Free-thinkers Town of Liberal, Missouri

The plat for the freethought town of Liberal was made by George Walser, October 26, 1880. In October 7, 1881, land at Liberal was deeded to my Noyes family–James Allen Noyes and Caroline Atwell Noyes–who moved there due to their life philosophy. James Allen Noyes’ family had been members of the socialist Alphadelphia community. Upon its dissolution, before his marriage, he had traveled to different socialist and freethought communities. A Noyes family constitution, written at Liberal in 1883, shows the Year of Man dating system, which had been recommended by the National Liberal League, the year 0 based on the martyrdom of Giordano Bruno for his pantheistic and scientific beliefs. Though the Noyes name isn’t on the Spiritual Science Association’s 1889 petition for incorporation, I know that the Noyes were spiritualists.

The majority of historical material on the internet on Liberal is posted by those with Christian associations who have a vested interest in painting Liberal as having been a desperately sinful town, an experiment in godlessness that was doomed to fail. In fact, anarchists and proponents of free love felt that Walser’s experiment was flawed as it was too conservative, and complained of curtailment of their freedoms in Liberal due this. Liberal was thus controversial on both sides of the freethought fence, and really very little of its early history has reached us by which we may have a fair portrait of the town. Yes, we’ve O. E. Harmon’s early book on Liberal, but he was more a speaker and a poet, and his history, with the exception of a few stories, predominately reads like an outline.
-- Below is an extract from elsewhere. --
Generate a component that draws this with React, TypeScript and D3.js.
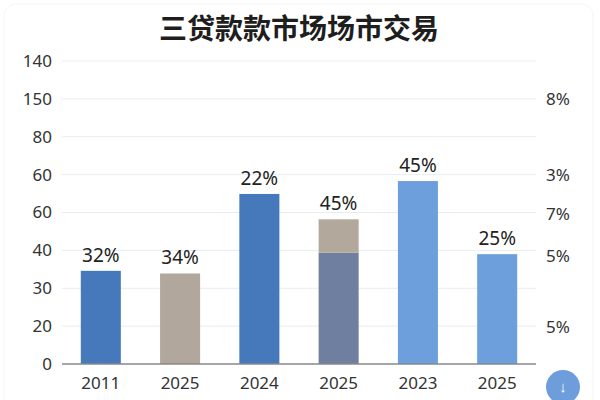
import React from 'react';
import * as d3 from 'd3';

const categories = ['2011', '2025', '2024', '2025', '2023', '2025'];
const baseValues = [2.46, 2.39, 4.49, 2.94, 4.83, 2.9];
const topValues = [0, 0, 0, 0.88, 0, 0];
const barLabels = ['32%', '34%', '22%', '45%', '45%', '25%'];
const baseColors = ['#4678BC', '#B1A79C', '#4678BC', '#6F7F9F', '#6C9FDB', '#6C9FDB'];
const topColor = '#B3A89C';

const leftTicks = ['0', '20', '30', '40', '60', '60', '80', '150', '140'];
const rightTicks = ['5%', '5%', '7%', '3%', '8%'];
const rightTickPos = [0.98, 2.85, 3.97, 5, 7];

const width = 600;
const height = 400;
const plot = { left: 62, right: 536, top: 61, bottom: 364 };

const App: React.FC = () => {
  const x = d3.scaleBand<number>()
    .domain(categories.map((_, i) => i))
    .range([plot.left, plot.right])
    .paddingInner(0.495)
    .paddingOuter(0.237);

  const y = d3.scaleLinear()
    .domain([0, leftTicks.length - 1])
    .range([plot.bottom, plot.top]);

  const font = '"Noto Sans", sans-serif';

  return (
    <svg
      width={width}
      height={height}
      style={{ position: 'absolute', left: 0, top: 0, background: '#fff' }}
    >
      <rect x={4} y={4} width={589} height={420} rx={12} fill="none" stroke="#f5f5f5" />

      <text
        x={299}
        y={39}
        textAnchor="middle"
        fontFamily='"Noto Sans CJK SC", sans-serif'
        fontWeight={700}
        fontSize={28}
        fill="#1e1e1e"
      >
        三贷款款市场场市交易
      </text>

      {/* gridlines + left ticks */}
      {leftTicks.map((t, i) => (
        <g key={i}>
          {i > 0 && (
            <line x1={plot.left} x2={plot.right} y1={y(i)} y2={y(i)} stroke="#E8ECF0" strokeWidth={1} />
          )}
          <text
            x={52}
            y={y(i)}
            dy="0.35em"
            textAnchor="end"
            fontFamily={font}
            fontSize={17}
            fill="#333"
          >
            {t}
          </text>
        </g>
      ))}

      {/* right ticks */}
      {rightTicks.map((t, i) => (
        <text
          key={i}
          x={546}
          y={y(rightTickPos[i])}
          dy="0.35em"
          fontFamily={font}
          fontSize={17}
          fill="#333"
        >
          {t}
        </text>
      ))}

      {/* bars */}
      {categories.map((c, i) => {
        const bx = x(i) || 0;
        const total = baseValues[i] + topValues[i];
        return (
          <g key={i}>
            <rect
              x={bx}
              y={y(baseValues[i])}
              width={x.bandwidth()}
              height={y(0) - y(baseValues[i])}
              fill={baseColors[i]}
            />
            {topValues[i] > 0 && (
              <rect
                x={bx}
                y={y(total)}
                width={x.bandwidth()}
                height={y(baseValues[i]) - y(total)}
                fill={topColor}
              />
            )}
            <text
              x={bx + x.bandwidth() / 2}
              y={y(total) - 9}
              textAnchor="middle"
              fontFamily={font}
              fontSize={19}
              fill="#222"
            >
              {barLabels[i]}
            </text>
            <text
              x={bx + x.bandwidth() / 2}
              y={389}
              textAnchor="middle"
              fontFamily={font}
              fontSize={17}
              fill="#333"
            >
              {c}
            </text>
          </g>
        );
      })}

      <line x1={plot.left} x2={plot.right} y1={y(0)} y2={y(0)} stroke="#888" strokeWidth={1.5} />

      {/* scroll button */}
      <circle cx={563} cy={387} r={17} fill="#6E9DDB" />
      <text x={563} y={387} dy="0.35em" textAnchor="middle" fontFamily={font} fontSize={15} fill="#fff">
        ↓
      </text>
    </svg>
  );
};

export default App;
J. P. Moore’s 1963 book on Liberal is more substantial, but it too provides a meager overview, attempting to cover decades in 167 pages. Moore approaches his subject from a combination of assumption and personal knowledge that most involved were decent human beings, who he describes as independent, their ideologies far-ranging. As to the attacks on Liberal, he notes in his chapter, “The Crusaders and the Columnists”, that feature writers “almost invariably concentrated on the ‘Infidel Town’…their dissertations have all been very similar. They seem to have felt they must follow a pattern to please their reading clientele. There may be others (to) come; and when and if they do, no doubt their stories will be read with interest, as have been all the others”.
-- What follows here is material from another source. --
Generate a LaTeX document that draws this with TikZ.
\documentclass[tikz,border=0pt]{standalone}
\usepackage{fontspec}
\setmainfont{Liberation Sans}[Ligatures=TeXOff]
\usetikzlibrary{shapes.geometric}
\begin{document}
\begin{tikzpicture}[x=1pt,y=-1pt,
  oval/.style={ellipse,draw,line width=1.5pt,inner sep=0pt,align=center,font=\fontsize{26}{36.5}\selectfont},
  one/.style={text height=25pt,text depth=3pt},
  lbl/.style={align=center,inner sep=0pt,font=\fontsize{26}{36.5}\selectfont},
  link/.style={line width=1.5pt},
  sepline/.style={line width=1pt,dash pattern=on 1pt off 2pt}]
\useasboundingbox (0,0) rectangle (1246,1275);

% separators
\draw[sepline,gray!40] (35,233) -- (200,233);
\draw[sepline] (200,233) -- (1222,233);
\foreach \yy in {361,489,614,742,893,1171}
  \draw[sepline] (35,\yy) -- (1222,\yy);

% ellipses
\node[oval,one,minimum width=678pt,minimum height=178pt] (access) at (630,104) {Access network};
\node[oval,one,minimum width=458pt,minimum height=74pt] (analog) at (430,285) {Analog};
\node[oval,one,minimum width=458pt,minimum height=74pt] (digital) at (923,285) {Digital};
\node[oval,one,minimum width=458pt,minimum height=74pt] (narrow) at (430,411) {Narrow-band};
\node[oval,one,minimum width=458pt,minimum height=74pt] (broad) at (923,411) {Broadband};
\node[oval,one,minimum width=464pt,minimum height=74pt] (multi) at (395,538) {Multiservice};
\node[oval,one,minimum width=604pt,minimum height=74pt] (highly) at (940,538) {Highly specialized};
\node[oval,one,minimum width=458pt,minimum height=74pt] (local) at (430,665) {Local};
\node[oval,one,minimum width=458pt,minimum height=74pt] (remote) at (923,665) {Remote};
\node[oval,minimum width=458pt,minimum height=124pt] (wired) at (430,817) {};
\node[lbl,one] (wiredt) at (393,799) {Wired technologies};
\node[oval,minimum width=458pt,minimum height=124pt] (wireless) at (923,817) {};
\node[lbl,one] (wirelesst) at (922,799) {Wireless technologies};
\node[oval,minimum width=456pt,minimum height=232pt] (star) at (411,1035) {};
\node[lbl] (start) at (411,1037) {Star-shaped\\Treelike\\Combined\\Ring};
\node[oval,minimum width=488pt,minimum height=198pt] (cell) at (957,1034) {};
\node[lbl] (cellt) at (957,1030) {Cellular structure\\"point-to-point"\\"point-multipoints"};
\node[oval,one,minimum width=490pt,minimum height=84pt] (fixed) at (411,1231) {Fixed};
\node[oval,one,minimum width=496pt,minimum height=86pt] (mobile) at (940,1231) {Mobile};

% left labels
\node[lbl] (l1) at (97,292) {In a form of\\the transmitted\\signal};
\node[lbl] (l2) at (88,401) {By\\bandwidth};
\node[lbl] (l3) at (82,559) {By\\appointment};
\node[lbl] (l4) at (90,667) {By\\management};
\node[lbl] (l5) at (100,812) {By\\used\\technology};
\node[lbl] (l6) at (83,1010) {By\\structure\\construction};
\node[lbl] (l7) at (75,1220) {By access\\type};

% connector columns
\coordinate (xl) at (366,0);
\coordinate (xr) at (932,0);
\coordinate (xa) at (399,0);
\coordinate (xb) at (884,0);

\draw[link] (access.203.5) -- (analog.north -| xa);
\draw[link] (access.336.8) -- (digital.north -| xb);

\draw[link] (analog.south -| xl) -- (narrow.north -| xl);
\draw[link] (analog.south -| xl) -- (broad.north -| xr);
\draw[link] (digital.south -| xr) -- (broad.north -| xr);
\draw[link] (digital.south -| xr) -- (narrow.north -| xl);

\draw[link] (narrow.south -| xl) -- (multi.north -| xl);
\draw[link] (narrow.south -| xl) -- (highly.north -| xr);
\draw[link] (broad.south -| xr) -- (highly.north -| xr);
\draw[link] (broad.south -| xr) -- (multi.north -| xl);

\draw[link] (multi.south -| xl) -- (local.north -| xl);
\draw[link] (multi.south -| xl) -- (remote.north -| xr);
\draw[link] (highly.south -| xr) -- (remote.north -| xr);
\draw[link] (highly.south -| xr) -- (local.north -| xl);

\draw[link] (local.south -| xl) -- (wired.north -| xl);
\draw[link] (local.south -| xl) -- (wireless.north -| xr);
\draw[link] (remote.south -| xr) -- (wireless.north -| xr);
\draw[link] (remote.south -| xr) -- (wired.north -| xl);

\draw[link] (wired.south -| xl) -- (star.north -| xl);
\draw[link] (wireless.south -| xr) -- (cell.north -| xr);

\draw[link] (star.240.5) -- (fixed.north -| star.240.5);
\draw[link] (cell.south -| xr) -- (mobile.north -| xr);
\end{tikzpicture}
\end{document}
For postings on Liberal, refer to the Liberal categories archive or the site map.

Comments
One Response to “Free-thinkers Town of Liberal, Missouri”
  1. olivia stabler says:

    I remember in 1961, when I was 17, coming to Liberal Missouri to where My aunt and uncle lived. Carl and Esther Williams. My 90 year old grandfather was there as well. Ben Brown. My dad, Francis Brown had driven all the way from California. So, aside from all the freeways en route: All I remember was coming down some non- paved roads to the farm. We had a nice visit for a few weeks in June 1961, the first time I met my dad’s family actually. I lived in California and still do. I remember going into “town” with my Aunt Esther and hearing loud music and singing out of a bar or bars in the town. Sounded like they were having a wonderful time in there. Outside, things were rather the opposite. That is, from a teenager’s vantage point. I did have a great time there, but only in retrospect of meeting my relatives and my grandfather for the first and last time.
    Later, in 1979, after I was married and I heard that my dad, had a small stoke or some such mentally disabling problem, while travelling to Liberal, Missouri, to visit his sister Esther via a Greyhound bus. Esther’s husband, Carl, had passed away the previous October of a heart attack. My dad, Francis Brown, had gotten off of the bus in Tulsa, Oklahoma thinking he was in Missouri. Therefore, My husband, myself two kids and my brother ventured forth from California to bring him back home. First, of course, we had to bring him back to see his sister, Esther and gathered relatives for about a week before we came back to California.
    Since the trip of many years before, I had no idea as to how to reach the Williams’ farm. So, when we got into Liberal, we saw a phone booth with a slim phone directory hanging there. I called Aunt Esther and she directed us land mark by land mark to the correct place. My dad, Francis Brown, was not terribly cognitive, but said, This looks like Carl Williams’ place” when we came up the driveway. Then he said “couldn’t be”. But it was the place. He never was really ok again, he was suffering from some sort of dementia, whereas he remembered more of the past than what was in the present.